Please print exactly the lines below, from the start of the material up to and including the line with "import plotly.graph_objects as go", but none of the pictures.

----- GIVEN INFORMATION

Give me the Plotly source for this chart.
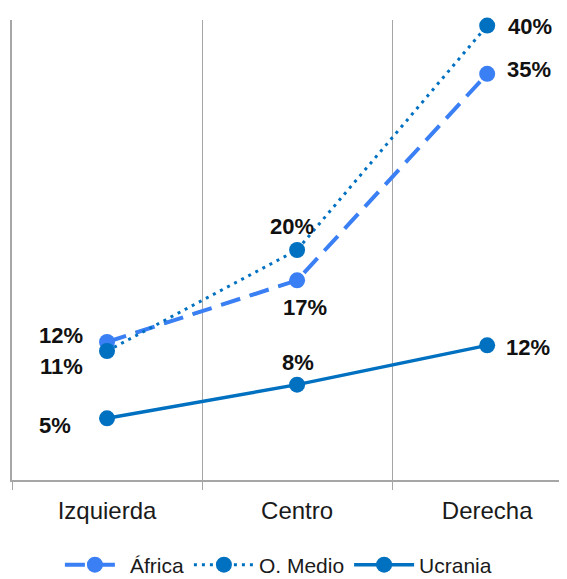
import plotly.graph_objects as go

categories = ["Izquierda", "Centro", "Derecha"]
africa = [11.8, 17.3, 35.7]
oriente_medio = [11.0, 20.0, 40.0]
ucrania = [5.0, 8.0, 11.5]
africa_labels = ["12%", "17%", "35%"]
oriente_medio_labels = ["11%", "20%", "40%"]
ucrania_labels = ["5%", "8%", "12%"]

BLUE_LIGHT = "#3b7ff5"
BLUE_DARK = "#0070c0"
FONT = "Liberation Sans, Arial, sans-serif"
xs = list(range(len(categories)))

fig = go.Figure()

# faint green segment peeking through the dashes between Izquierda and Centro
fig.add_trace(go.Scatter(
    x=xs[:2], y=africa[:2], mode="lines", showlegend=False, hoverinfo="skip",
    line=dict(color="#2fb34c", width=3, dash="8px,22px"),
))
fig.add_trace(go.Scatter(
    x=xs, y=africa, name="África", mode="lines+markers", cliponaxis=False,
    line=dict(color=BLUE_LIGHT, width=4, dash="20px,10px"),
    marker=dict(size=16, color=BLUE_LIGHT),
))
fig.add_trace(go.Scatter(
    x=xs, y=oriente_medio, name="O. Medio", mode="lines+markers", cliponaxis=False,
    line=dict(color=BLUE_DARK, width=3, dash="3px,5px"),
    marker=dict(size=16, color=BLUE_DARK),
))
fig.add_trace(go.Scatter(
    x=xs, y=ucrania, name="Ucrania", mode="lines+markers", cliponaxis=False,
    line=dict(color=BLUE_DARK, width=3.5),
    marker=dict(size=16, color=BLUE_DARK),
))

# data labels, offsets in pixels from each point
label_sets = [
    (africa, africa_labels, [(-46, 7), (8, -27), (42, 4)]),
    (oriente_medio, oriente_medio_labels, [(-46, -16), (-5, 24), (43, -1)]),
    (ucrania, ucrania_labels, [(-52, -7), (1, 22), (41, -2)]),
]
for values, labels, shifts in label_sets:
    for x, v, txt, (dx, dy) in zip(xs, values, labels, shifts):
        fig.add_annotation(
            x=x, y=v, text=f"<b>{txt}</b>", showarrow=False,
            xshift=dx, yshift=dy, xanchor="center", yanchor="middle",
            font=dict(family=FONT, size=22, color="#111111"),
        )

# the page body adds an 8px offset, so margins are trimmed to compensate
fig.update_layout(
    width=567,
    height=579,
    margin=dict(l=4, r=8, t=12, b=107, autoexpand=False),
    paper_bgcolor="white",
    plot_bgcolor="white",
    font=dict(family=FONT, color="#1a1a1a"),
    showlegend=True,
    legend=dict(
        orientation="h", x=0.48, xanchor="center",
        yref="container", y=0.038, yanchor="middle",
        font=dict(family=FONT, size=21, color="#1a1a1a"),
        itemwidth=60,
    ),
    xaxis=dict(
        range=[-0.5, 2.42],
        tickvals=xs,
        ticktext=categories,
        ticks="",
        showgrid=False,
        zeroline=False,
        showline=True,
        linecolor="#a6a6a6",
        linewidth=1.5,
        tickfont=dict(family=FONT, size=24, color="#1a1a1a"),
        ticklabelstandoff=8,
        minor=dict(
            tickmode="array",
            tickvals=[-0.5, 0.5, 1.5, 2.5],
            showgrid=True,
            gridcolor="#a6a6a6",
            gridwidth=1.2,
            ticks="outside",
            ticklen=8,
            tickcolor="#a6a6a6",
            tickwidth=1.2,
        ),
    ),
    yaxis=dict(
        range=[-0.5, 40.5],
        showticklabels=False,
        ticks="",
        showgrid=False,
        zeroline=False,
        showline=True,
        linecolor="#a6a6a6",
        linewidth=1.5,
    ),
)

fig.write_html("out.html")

----------

*RESULT FOR THIS TASK:*
Give me the Plotly source for this chart.
import plotly.graph_objects as go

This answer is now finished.